Zamanla normal kahveler de “Kıraathane” adını aldı. Fakat bu mekânlar sıradan insanların toplandığı, sigara, çay, kahve içilen; iskambil, tavla, dama, okey oynanan yerler olmaktan kurtulamadı. Kitap gazete, dergi buralara hiç girmedi. 1980 askeri darbesi döneminde kahvehane sahiplerine, gazete alma zorunluluğu getirilse de bu uygulama pek tutmadı.
Millet Kıraathanesi:
“Eylül! Nerden geliyorsun bu hafta sonunda böyle, sırtında okul çantası?
“Millet Kıraathanesi’nden…”
“Kıraathane mi? Ne işin var senin kıraathanede? “
“İnci arkadaşımla ders çalıştık dede.”
“Bugün cumartesi. Ders çalışacaksanız, kütüphaneye gitseydiniz.”
“Dede, gittiğimiz yer de kütüphane.”
“Yapma ya!”
Şaka gibi değil mi? Fakat şaka değil. Gerçekten bu sahne yaşandı ve ondan sonra millet kıraathanesini merak etmeye başladım. Bugün (6 Kasım 2024) Mustafakemalpaşa Belediyesi Necip Fazıl Kısakürek Millet Kıraathanesi’ni ziyaret ettim.
Balıkesir Caddesi üzerinde bulunan, Yeşil Cami’nin altında açılmış bu millet kıraathanesi. Açılış tarihi Mart: 2019. Giriş kapısındaki duyuru notunda, pazar günleri hariç, her gün saat 08 – 21 arasında açık olduğu yazılı. İçeri girince temiz, sessiz bir bölümde dokuz masa görüyorum. Masalar da sessizce ders çalışan öğrenciler… Önlerinde bilgisayarları, tabletleri, defterleri ve kitapları… Sessizce ders çalışıyorlar.
Bir masada görevli bir bayan oturuyor. Arkasında köşede bir çay ocağı… Yaklaşıp kendimi tanıtıyor ve kendisinden ortamla ilgili bilgiler almak istiyorum. Anlattığından anlıyorum ki, burası Mustafakemalpaşa Belediyesi’nin bir hizmet alanı. Kendisi ve kendisiyle dönüşümlü olarak çalışan diğer bayan arkadaşıyla birlikte her ikisi de belediye personeli. Şu an içinde bulunduğumuz bölüm: etüt salonu… Bu bölümdeki öğrencilerin, çalışırken aldıkları çaylar ve kekler belediyece ücretsiz veriliyor. Ayrıca kendileri isterlerse kendi neskafelerini burada kendileri hazırlayıp içebiliyorlar.

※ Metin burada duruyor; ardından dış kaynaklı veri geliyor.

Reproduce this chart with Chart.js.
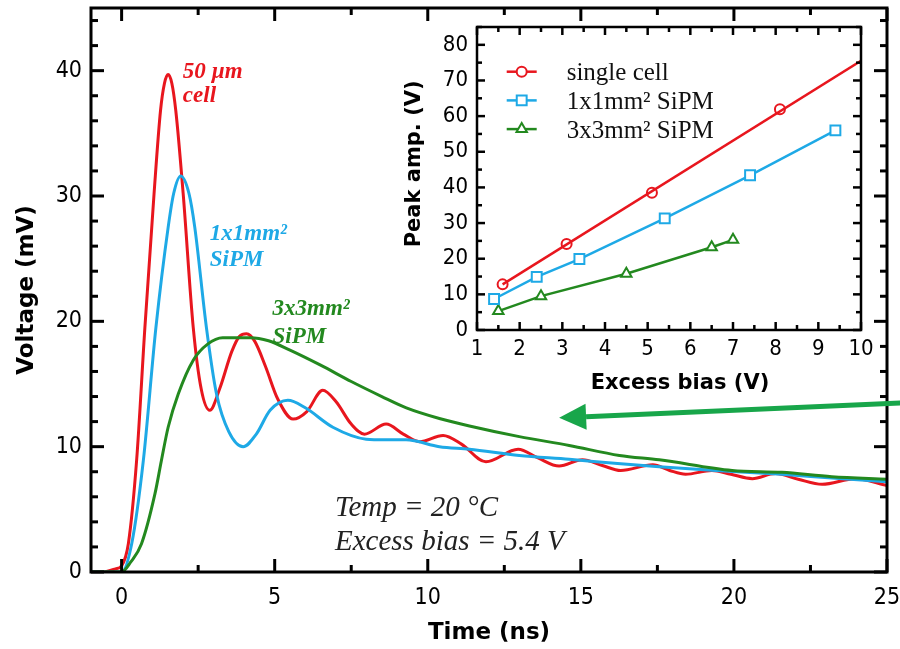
<!DOCTYPE html>
<html><head><meta charset="utf-8">
<script src="https://cdn.jsdelivr.net/npm/chart.js@4/dist/chart.umd.min.js"></script>
<style>
html,body{margin:0;padding:0;background:#fff;}
#wrap{position:relative;width:900px;height:649px;overflow:hidden;background:#fff;}
canvas{position:absolute;left:0;top:0;}
</style>
</head><body>
<div id="wrap"><canvas id="main" width="900" height="649"></canvas><canvas id="inset" width="900" height="649"></canvas></div>
<script>
// ---------- main chart data (Time in ns, Voltage in mV) ----------
const redT = [-1, -0.5, -0.2, 0, 0.22, 0.49, 0.76, 1.06, 1.27, 1.4, 1.52, 1.64, 1.77, 2.01, 2.34, 2.6, 2.88, 3.2, 3.6, 3.85, 4.08, 4.35, 4.7, 5.1, 5.6, 6.05, 6.57, 7.0, 7.5, 7.93, 8.64, 9.2, 9.73, 10.5, 11.1, 11.9, 12.95, 13.6, 14.29, 15.05, 15.7, 16.3, 17.35, 17.9, 18.42, 19.28, 19.9, 20.6, 21.36, 22.1, 22.88, 23.97, 25];
const redV = [0, 0.05, 0.25, 0.5, 2.26, 8.9, 19.5, 30.2, 36.8, 39.0, 39.7, 39.0, 36.8, 30.2, 19.5, 14.6, 12.9, 14.6, 17.6, 18.8, 19.0, 18.4, 16.4, 13.8, 12.2, 12.8, 14.5, 13.6, 11.8, 11.0, 11.8, 11.0, 10.4, 10.9, 10.2, 8.8, 9.8, 9.1, 8.45, 8.95, 8.5, 8.1, 8.55, 8.1, 7.8, 8.1, 7.8, 7.45, 7.85, 7.4, 7.0, 7.45, 6.9];
const blueT = [-1, 0, 0.33, 0.71, 1.12, 1.52, 1.7, 1.93, 2.2, 2.39, 2.77, 3.1, 3.5, 3.97, 4.4, 4.85, 5.43, 6.0, 6.9, 7.99, 8.6, 9.29, 10.38, 11.36, 12.99, 14.62, 16.2, 17.56, 19.4, 21.57, 23.2, 25];
const blueV = [0, 0, 2.26, 8.9, 19.5, 27.5, 30.2, 31.6, 30.2, 27.5, 19.5, 14.2, 11.2, 10.0, 11.0, 12.9, 13.7, 13.1, 11.55, 10.6, 10.55, 10.55, 10.0, 9.8, 9.3, 9.0, 8.65, 8.4, 8.1, 7.8, 7.5, 7.2];
const greenT = [-1, 0, 0.3, 0.65, 1.09, 1.3, 1.52, 1.85, 2.34, 2.82, 3.3, 4.2, 4.8, 5.5, 6.5, 7.5, 8.5, 9.3, 10.38, 11.36, 12.99, 14.62, 16.26, 17.56, 19.94, 21.57, 23.2, 25];
const greenV = [0, 0, 0.8, 2.26, 6.25, 8.9, 11.55, 14.2, 16.9, 18.2, 18.7, 18.7, 18.45, 17.7, 16.5, 15.2, 14.0, 13.1, 12.25, 11.65, 10.8, 10.1, 9.3, 8.95, 8.1, 7.95, 7.6, 7.4];
const timeTicks = [0, 5, 10, 15, 20, 25];
const timeMinor = [2.5, 7.5, 12.5, 17.5, 22.5];
const voltTicks = [0, 10, 20, 30, 40];
const voltMinor = [2, 4, 6, 8, 12, 14, 16, 18, 22, 24, 26, 28, 32, 34, 36, 38, 42, 44];

// ---------- inset data (Excess bias in V, Peak amp. in V) ----------
const biasSingle = [1.6, 3.1, 5.1, 8.1];
const ampSingle = [12.8, 24.1, 38.5, 61.9];
const singleFitBias = [1.6, 10];
const singleFitAmp = [12.8, 75.5];
const bias1x1 = [1.4, 2.4, 3.4, 5.4, 7.4, 9.4];
const amp1x1 = [8.7, 14.9, 19.9, 31.3, 43.4, 56.0];
const bias3x3 = [1.5, 2.5, 4.5, 6.5, 7.0];
const amp3x3 = [5.3, 9.5, 15.8, 23.2, 25.3];
const biasTicks = [1, 2, 3, 4, 5, 6, 7, 8, 9, 10];
const biasMinor = [1.5, 2.5, 3.5, 4.5, 5.5, 6.5, 7.5, 8.5, 9.5];
const ampTicks = [0, 10, 20, 30, 40, 50, 60, 70, 80];
const ampMinor = [5, 15, 25, 35, 45, 55, 65, 75, 85];
const insetNames = ['single cell', '1x1mm\u00B2 SiPM', '3x3mm\u00B2 SiPM'];

const RED = '#e8161e', BLUE = '#1ea9e6', GREEN = '#23891f', ARROW = '#18a64a';
const pts = (xs, ys) => xs.map((x, i) => ({x: x, y: ys[i]}));

const TICKFONT = '"DejaVu Sans Condensed", "Open Sans", sans-serif';
const noPad = s => { s.paddingTop = 0; s.paddingBottom = 0; s.paddingLeft = 0; s.paddingRight = 0; };

const boxTicks = {
  id: 'boxTicks',
  afterDatasetsDraw(chart, args, o) {
    const {ctx, chartArea: a, scales: {x, y}} = chart;
    ctx.save();
    ctx.strokeStyle = '#000';
    ctx.lineCap = 'butt';
    ctx.lineWidth = o.tickWidth;
    const seg = (x1, y1, x2, y2) => { ctx.beginPath(); ctx.moveTo(x1, y1); ctx.lineTo(x2, y2); ctx.stroke(); };
    const xs = (vals, len) => vals.forEach(v => { const p = x.getPixelForValue(v); seg(p, a.bottom, p, a.bottom - len); seg(p, a.top, p, a.top + len); });
    const ys = (vals, len) => vals.forEach(v => { const p = y.getPixelForValue(v); seg(a.left, p, a.left + len, p); seg(a.right, p, a.right - len, p); });
    xs(o.xMajor, o.major); xs(o.xMinor, o.minor);
    ys(o.yMajor, o.major); ys(o.yMinor, o.minor);
    ctx.lineWidth = o.border;
    ctx.strokeRect(a.left, a.top, a.right - a.left, a.bottom - a.top);
    ctx.restore();
  }
};

const curveLabels = [
  {lines: ['50 \u00B5m', 'cell'], color: RED, t: 2.0, v: [39.45, 37.5]},
  {lines: ['1x1mm\u00B2', 'SiPM'], color: BLUE, t: 2.88, v: [26.5, 24.45]},
  {lines: ['3x3mm\u00B2', 'SiPM'], color: GREEN, t: 4.93, v: [20.5, 18.3]}
];
const noteLines = ['Temp = 20 \u00B0C', 'Excess bias = 5.4 V'];
const noteAnchor = {t: 6.97, v: [4.5, 1.73]};
const arrowFrom = {t: 25.5, v: 13.5}, arrowTo = {t: 14.29, v: 12.3};

const annotations = {
  id: 'annotations',
  afterDraw(chart) {
    const {ctx, scales: {x, y}} = chart;
    ctx.save();
    ctx.textBaseline = 'alphabetic';
    ctx.textAlign = 'left';
    curveLabels.forEach(l => {
      ctx.fillStyle = l.color;
      ctx.font = 'italic bold 23px "Liberation Serif", serif';
      l.lines.forEach((s, i) => ctx.fillText(s, x.getPixelForValue(l.t), y.getPixelForValue(l.v[i])));
    });
    ctx.fillStyle = '#222';
    ctx.font = 'italic 29px "Liberation Serif", serif';
    noteLines.forEach((s, i) => ctx.fillText(s, x.getPixelForValue(noteAnchor.t), y.getPixelForValue(noteAnchor.v[i])));
    // arrow
    const x1 = x.getPixelForValue(arrowFrom.t), y1 = y.getPixelForValue(arrowFrom.v);
    const x2 = x.getPixelForValue(arrowTo.t), y2 = y.getPixelForValue(arrowTo.v);
    const ang = Math.atan2(y2 - y1, x2 - x1);
    const hl = 27, hw = 13;
    const bx = x2 - hl * Math.cos(ang), by = y2 - hl * Math.sin(ang);
    ctx.strokeStyle = ARROW; ctx.fillStyle = ARROW; ctx.lineWidth = 5;
    ctx.beginPath(); ctx.moveTo(x1, y1); ctx.lineTo(bx, by); ctx.stroke();
    ctx.beginPath();
    ctx.moveTo(x2, y2);
    ctx.lineTo(bx - hw * Math.sin(ang), by + hw * Math.cos(ang));
    ctx.lineTo(bx + hw * Math.sin(ang), by - hw * Math.cos(ang));
    ctx.closePath(); ctx.fill();
    ctx.restore();
  }
};

new Chart(document.getElementById('main'), {
  type: 'line',
  data: {datasets: [
    {label: '3x3mm\u00B2 SiPM', data: pts(greenT, greenV), borderColor: GREEN},
    {label: '1x1mm\u00B2 SiPM', data: pts(blueT, blueV), borderColor: BLUE},
    {label: '50 \u00B5m cell', data: pts(redT, redV), borderColor: RED}
  ]},
  options: {
    responsive: false, animation: false, events: [],
    layout: {padding: {top: 8, right: 13, left: 0, bottom: 0}, autoPadding: false},
    elements: {point: {radius: 0}, line: {borderWidth: 3, cubicInterpolationMode: 'monotone', fill: false}},
    plugins: {
      legend: {display: false}, tooltip: {enabled: false},
      boxTicks: {xMajor: timeTicks, xMinor: timeMinor, yMajor: voltTicks, yMinor: voltMinor, major: 13, minor: 7, tickWidth: 3, border: 3}
    },
    scales: {
      x: {
        type: 'linear', min: -1, max: 25,
        afterBuildTicks: s => { s.ticks = timeTicks.map(v => ({value: v})); },
        afterFit: s => { s.height = 77; noPad(s); },
        grid: {display: false, drawTicks: false}, border: {display: false},
        ticks: {color: '#000', font: {family: TICKFONT, size: 23}, padding: 12, maxRotation: 0, autoSkip: false},
        title: {display: true, text: 'Time (ns)', color: '#000', font: {family: '"DejaVu Sans", sans-serif', weight: 'bold', size: 23}, padding: {top: 0, bottom: 2}}
      },
      y: {
        type: 'linear', min: 0, max: 45,
        afterBuildTicks: s => { s.ticks = voltTicks.map(v => ({value: v})); },
        afterFit: s => { s.width = 91; noPad(s); },
        grid: {display: false, drawTicks: false}, border: {display: false},
        ticks: {color: '#000', font: {family: TICKFONT, size: 23}, padding: 9, autoSkip: false},
        title: {display: true, text: 'Voltage (mV)', color: '#000', font: {family: '"DejaVu Sans", sans-serif', weight: 'bold', size: 23}, padding: {top: 13, bottom: 0}}
      }
    }
  },
  plugins: [boxTicks, annotations]
});

const insetStyles = [
  {color: RED, style: 'circle', radius: 5},
  {color: BLUE, style: 'rect', radius: 7},
  {color: GREEN, style: 'triangle', radius: 6}
];
const insetLegend = {
  id: 'insetLegend',
  afterDraw(chart, args, o) {
    const {ctx, chartArea: a} = chart;
    ctx.save();
    insetNames.forEach((name, i) => {
      const st = insetStyles[i];
      const y = a.top + o.top + i * o.gap;
      const x0 = a.left + o.lineLeft;
      ctx.strokeStyle = st.color; ctx.lineWidth = 2.5;
      ctx.beginPath(); ctx.moveTo(x0, y); ctx.lineTo(x0 + o.lineLen, y); ctx.stroke();
      ctx.fillStyle = '#fff'; ctx.lineWidth = 2;
      Chart.helpers.drawPoint(ctx, {pointStyle: st.style, radius: st.radius, borderWidth: 2, rotation: 0}, x0 + o.lineLen / 2, y);
      ctx.fillStyle = '#111';
      ctx.font = '25px "Liberation Serif", serif';
      ctx.textBaseline = 'alphabetic'; ctx.textAlign = 'left';
      ctx.fillText(name, a.left + o.textLeft, y + 8.5);
    });
    ctx.restore();
  }
};

const markerSet = (label, xs, ys, i) => ({
  label: label, data: pts(xs, ys), showLine: true, borderColor: insetStyles[i].color, borderWidth: 2.5,
  pointStyle: insetStyles[i].style, pointRadius: insetStyles[i].radius, pointBorderWidth: 2,
  pointBorderColor: insetStyles[i].color, pointBackgroundColor: '#fff'
});

new Chart(document.getElementById('inset'), {
  type: 'scatter',
  data: {datasets: [
    {label: 'fit', data: pts(singleFitBias, singleFitAmp), showLine: true, borderColor: RED, borderWidth: 2.5, pointRadius: 0},
    Object.assign(markerSet(insetNames[0], biasSingle, ampSingle, 0), {showLine: false}),
    markerSet(insetNames[1], bias1x1, amp1x1, 1),
    markerSet(insetNames[2], bias3x3, amp3x3, 2)
  ]},
  options: {
    responsive: false, animation: false, events: [],
    layout: {padding: {top: 27, right: 39, left: 395, bottom: 249}, autoPadding: false},
    plugins: {
      legend: {display: false}, tooltip: {enabled: false},
      boxTicks: {xMajor: biasTicks, xMinor: biasMinor, yMajor: ampTicks, yMinor: ampMinor, major: 8, minor: 5, tickWidth: 2.5, border: 2.5},
      insetLegend: {top: 44.7, gap: 28.7, lineLeft: 29.7, lineLen: 30, textLeft: 89.7}
    },
    scales: {
      x: {
        type: 'linear', min: 1, max: 10,
        afterBuildTicks: s => { s.ticks = biasTicks.map(v => ({value: v})); },
        afterFit: s => { s.height = 70; noPad(s); },
        grid: {display: false, drawTicks: false}, border: {display: false},
        ticks: {color: '#000', font: {family: TICKFONT, size: 22}, padding: 6, maxRotation: 0, autoSkip: false},
        title: {display: true, text: '   Excess bias (V)', color: '#000', font: {family: '"DejaVu Sans", sans-serif', weight: 'bold', size: 21}, padding: {top: 0, bottom: 4}}
      },
      y: {
        type: 'linear', min: 0, max: 85,
        afterBuildTicks: s => { s.ticks = ampTicks.map(v => ({value: v})); },
        afterFit: s => { s.width = 82; noPad(s); },
        grid: {display: false, drawTicks: false}, border: {display: false},
        ticks: {color: '#000', font: {family: TICKFONT, size: 22}, padding: 9, autoSkip: false},
        title: {display: true, text: '    Peak amp. (V)', color: '#000', font: {family: '"DejaVu Sans", sans-serif', weight: 'bold', size: 21}, padding: {top: 7, bottom: 0}}
      }
    }
  },
  plugins: [boxTicks, insetLegend]
});
</script>
</body></html>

Yan bölümün girişinde “Okuma Bölümü” yazıyor. Oraya geçiyorum. Duvar boyunca uzayıp giden kitaplıklar dikkatimi çekiyor. Yakından inceliyorum. Oldukça zengin bir kütüphane. İçerde 18 masa sayıyorum. Burada da yine öğrenciler var. İlk bölümdeki gibi önlerinde bilgisayarları, tabletleri, kitapları, sessizce ders çalışıyorlar. Bu bölümde bir şeyler yemek veya içmek yasak. İsteyen diğer bölüme geçip bu ihtiyacını karşılayabiliyor. Kimseyi rahatsız etmeden iki fotoğraf alıp etüt salonuna geçiyorum. Görevlinin ikram ettiği bir bardak çayı içtikten sonra teşekkür edip sessizce ayrılıyorum.

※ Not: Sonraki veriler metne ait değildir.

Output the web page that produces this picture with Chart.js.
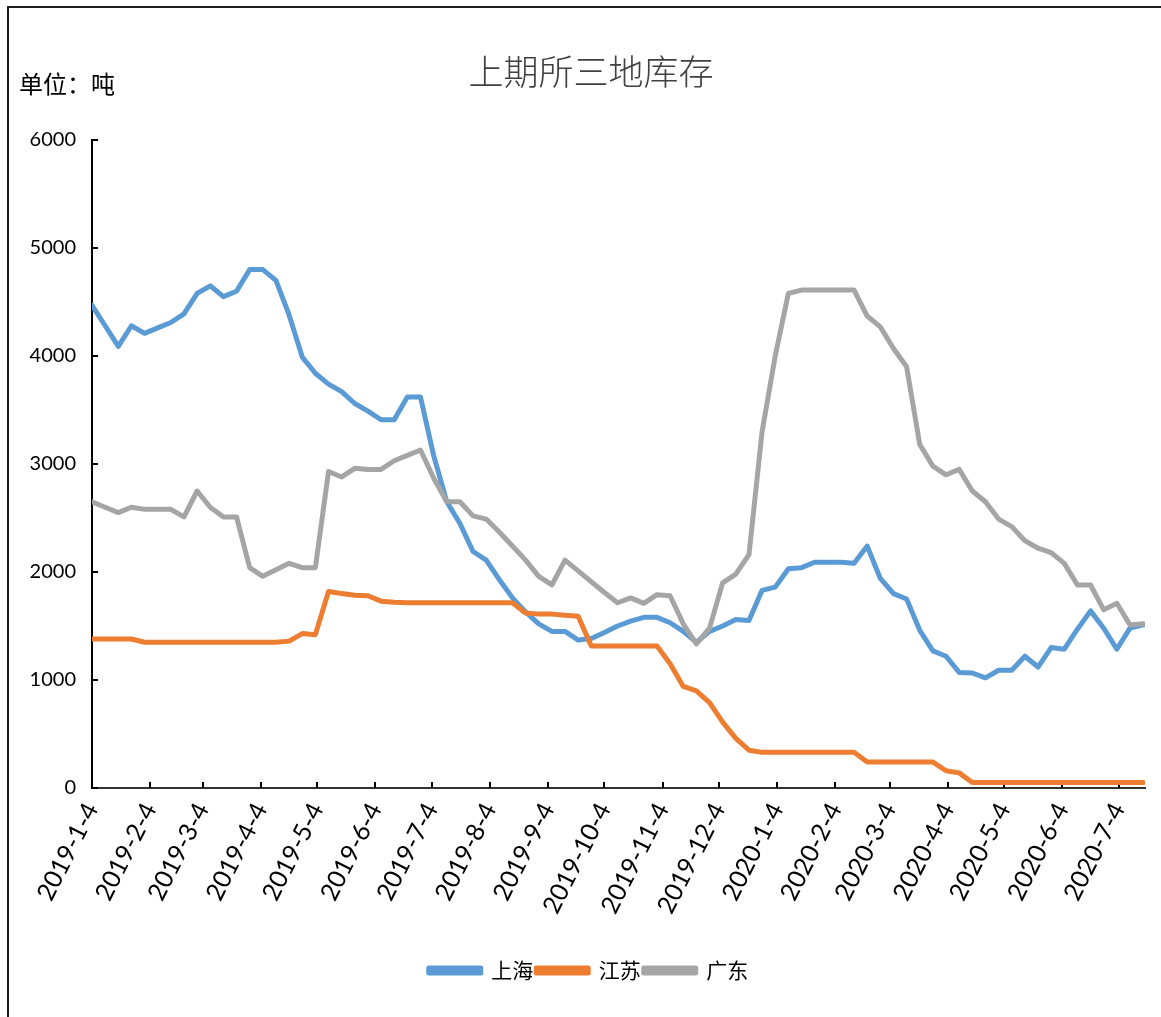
<!DOCTYPE html>
<html>
<head>
<meta charset="utf-8">
<script src="https://cdn.jsdelivr.net/npm/chart.js@4.4.0/dist/chart.umd.min.js"></script>
<style>
html,body{margin:0;padding:0;background:#fff;}
#wrap{position:relative;width:1161px;height:1017px;overflow:hidden;background:#fff;}
#frame{position:absolute;left:7px;top:6px;width:1170px;height:1030px;border-left:2px solid #1e1e1e;border-top:2px solid #1e1e1e;}
#title{position:absolute;left:0;width:1182px;top:45px;text-align:center;font-family:'Noto Sans CJK SC',sans-serif;font-size:35px;color:#404040;font-weight:300;line-height:50px;white-space:nowrap;}
#unit{position:absolute;left:19px;top:66px;font-family:'Noto Sans CJK SC',sans-serif;font-size:24px;color:#000;line-height:34px;white-space:nowrap;}
canvas{position:absolute;left:0;top:0;}
</style>
</head>
<body>
<div id="wrap">
  <div id="frame"></div>
  <canvas id="c" width="1161" height="1017"></canvas>
  <div id="title">上期所三地库存</div>
  <div id="unit">单位：吨</div>
</div>
<script>
// ---- data ----
const dates = [
  '2019-1-4','2019-1-11','2019-1-18','2019-1-25','2019-2-1','2019-2-8','2019-2-15','2019-2-22',
  '2019-3-1','2019-3-8','2019-3-15','2019-3-22','2019-3-29','2019-4-5','2019-4-12','2019-4-19',
  '2019-4-26','2019-5-3','2019-5-10','2019-5-17','2019-5-24','2019-5-31','2019-6-7','2019-6-14',
  '2019-6-21','2019-6-28','2019-7-5','2019-7-12','2019-7-19','2019-7-26','2019-8-2','2019-8-9',
  '2019-8-16','2019-8-23','2019-8-30','2019-9-6','2019-9-13','2019-9-20','2019-9-27','2019-10-4',
  '2019-10-11','2019-10-18','2019-10-25','2019-11-1','2019-11-8','2019-11-15','2019-11-22','2019-11-29',
  '2019-12-6','2019-12-13','2019-12-20','2019-12-27','2020-1-3','2020-1-10','2020-1-17','2020-1-24',
  '2020-1-31','2020-2-7','2020-2-14','2020-2-21','2020-2-28','2020-3-6','2020-3-13','2020-3-20',
  '2020-3-27','2020-4-3','2020-4-10','2020-4-17','2020-4-24','2020-5-1','2020-5-8','2020-5-15',
  '2020-5-22','2020-5-29','2020-6-5','2020-6-12','2020-6-19','2020-6-26','2020-7-3','2020-7-10',
  '2020-7-17'
];
const shanghai = [
  4470,4280,4090,4280,4210,4260,4310,4390,4580,4650,4550,4600,4800,4800,4700,4380,
  3990,3840,3740,3670,3560,3490,3410,3410,3620,3620,3080,2650,2450,2190,2110,1930,
  1760,1630,1520,1450,1450,1370,1385,1440,1500,1545,1580,1580,1530,1450,1350,1450,
  1500,1560,1550,1830,1860,2030,2040,2090,2090,2090,2080,2240,1940,1800,1750,1460,
  1270,1220,1070,1065,1020,1090,1090,1220,1120,1300,1285,1470,1640,1480,1285,1480,
  1510
];
const jiangsu = [
  1380,1380,1380,1380,1350,1350,1350,1350,1350,1350,1350,1350,1350,1350,1350,1360,
  1430,1420,1820,1800,1785,1780,1730,1720,1715,1715,1715,1715,1715,1715,1715,1715,
  1715,1620,1610,1610,1600,1590,1315,1315,1315,1315,1315,1315,1150,940,900,790,
  610,460,350,330,330,330,330,330,330,330,330,240,240,240,240,240,
  240,160,140,50,50,50,50,50,50,50,50,50,50,50,50,50,
  50
];
const guangdong = [
  2650,2600,2550,2600,2580,2580,2580,2510,2750,2600,2510,2510,2040,1960,2020,2080,
  2040,2040,2930,2880,2960,2950,2950,3030,3080,3130,2870,2650,2650,2520,2490,2370,
  2240,2110,1960,1880,2110,2010,1910,1810,1715,1760,1710,1790,1780,1520,1335,1480,
  1900,1980,2160,3300,4000,4580,4610,4610,4610,4610,4610,4370,4270,4070,3900,3180,
  2980,2900,2950,2750,2650,2490,2420,2290,2220,2180,2080,1880,1880,1650,1710,1510,
  1520
];
const monthTickLabels = [
  '2019-1-4','2019-2-4','2019-3-4','2019-4-4','2019-5-4','2019-6-4','2019-7-4','2019-8-4',
  '2019-9-4','2019-10-4','2019-11-4','2019-12-4','2020-1-4','2020-2-4','2020-3-4','2020-4-4',
  '2020-5-4','2020-6-4','2020-7-4'
];
const seriesNames = ['上海','江苏','广东'];
const seriesColors = ['#5B9BD5','#ED7D31','#A5A5A5'];

// ---- helpers ----
function dayNum(s){ const p = s.split('-').map(Number); return Date.UTC(p[0], p[1]-1, p[2]) / 86400000; }
const day0 = dayNum(dates[0]);
const offset = s => dayNum(s) - day0;
const tickOffsets = monthTickLabels.map(offset);
const labelByOffset = {};
monthTickLabels.forEach((l,i)=>{ labelByOffset[tickOffsets[i]] = l; });
const pts = arr => dates.map((d,i)=>({x: offset(d), y: arr[i]}));

const innerTicks = {
  id: 'innerTicks',
  afterLayout(chart){
    if (chart.legend) { chart.legend.left += 16; chart.legend.right += 16; }
  },
  beforeDatasetsDraw(chart){
    const {ctx, chartArea, scales:{x, y}} = chart;
    ctx.save();
    ctx.strokeStyle = '#000';
    ctx.lineWidth = 2;
    x.ticks.forEach(t=>{
      const px = Math.round(x.getPixelForValue(t.value));
      ctx.beginPath(); ctx.moveTo(px, chartArea.bottom); ctx.lineTo(px, chartArea.bottom - 6); ctx.stroke();
    });
    y.ticks.forEach(t=>{
      const py = Math.round(y.getPixelForValue(t.value));
      ctx.beginPath(); ctx.moveTo(chartArea.left, py); ctx.lineTo(chartArea.left + 6, py); ctx.stroke();
    });
    ctx.restore();
  }
};

Chart.defaults.font.family = "Lato, 'Liberation Sans', sans-serif";
Chart.defaults.color = '#000';

const datasets = [shanghai, jiangsu, guangdong].map((arr, i) => ({
  label: seriesNames[i],
  data: pts(arr),
  borderColor: seriesColors[i],
  backgroundColor: seriesColors[i],
  order: 3 - i
}));

new Chart(document.getElementById('c'), {
  type: 'line',
  data: { datasets },
  options: {
    responsive: false,
    animation: false,
    layout: { padding: { top: 140, right: 16, bottom: 26, left: 0 } },
    elements: {
      point: { radius: 0 },
      line: { borderWidth: 5, tension: 0, borderJoinStyle: 'round', borderCapStyle: 'round' }
    },
    plugins: {
      legend: {
        position: 'bottom',
        labels: {
          boxWidth: 52, boxHeight: 5, padding: 3,
          color: '#000',
          font: { family: "'Noto Sans CJK SC', sans-serif", size: 21 },
          sort: (a, b) => a.datasetIndex - b.datasetIndex
        }
      },
      tooltip: { enabled: false },
      title: { display: false }
    },
    scales: {
      x: {
        type: 'linear',
        min: 0,
        max: 561,
        afterBuildTicks: s => { s.ticks = tickOffsets.map(v => ({ value: v })); },
        ticks: {
          autoSkip: false,
          minRotation: 63, maxRotation: 63,
          padding: 10,
          font: { size: 25 },
          callback: v => labelByOffset[v] || ''
        },
        grid: { display: false, drawTicks: false },
        border: { display: true, color: '#333', width: 2 },
        afterFit: s => {
          const lg = s.chart.legend ? s.chart.legend.height : 36;
          s.height = 1017 - 26 - lg - 788;
        }
      },
      y: {
        min: 0, max: 6000,
        ticks: { stepSize: 1000, padding: 16, font: { size: 20 }, callback: v => String(v) },
        grid: { display: false, drawTicks: false },
        border: { display: true, color: '#000', width: 2 },
        afterFit: s => { s.width = 92; }
      }
    }
  },
  plugins: [innerTicks]
});
</script>
</body>
</html>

Millet Bahçeleri ve millet kıraathaneleri, AKP döneminde hayata geçirilen projelerdi. Muhalefet belediyelerinin de bu projelere sahip çıkması, bu halkçı kurumları yaşatması takdir edilecek bir durum. 2018’de Hatay’da halka seslenen R.T. Erdoğan ne demişti: “İnşallah yeni bir adım daha atarak, millet kıraathanelerini de kuracağız. Buralarda iskambil oynanacak değil, kitaplarla döşeli, içeride çayı keki olacak; gençlerimiz yaşlılarımız gelecek hem kitabını okuyacak hem ücret ödemeden kekini alacak, çayını içecek.”
2019’da, evinde rahat bir çalışma ortamı bulamayan çocuklarımıza, böyle temiz ve güvenli bir çalışma mekânı açan AKP’Lİ belediyemize ve bu kurumu bugün, aynı titizlikle koruyan ve yaşatan CHP’Lİ belediyemize teşekkür ederim. Çocuklarımızı gönül rahatlığı ile gönderebileceğimiz bu kurumu, çok önemsiyorum. Çocuklarımızın buraya gerçekten çalışmak için geldiklerine inanıyor ve kendilerine başarılar diliyorum. Bu çocuklara bir anne şefkati ile yaklaşan ve kurumun temizliğine ve düzenine gösterdikleri dikkat ve özen için görevli bayan personele de ayrıca teşekkür ederim.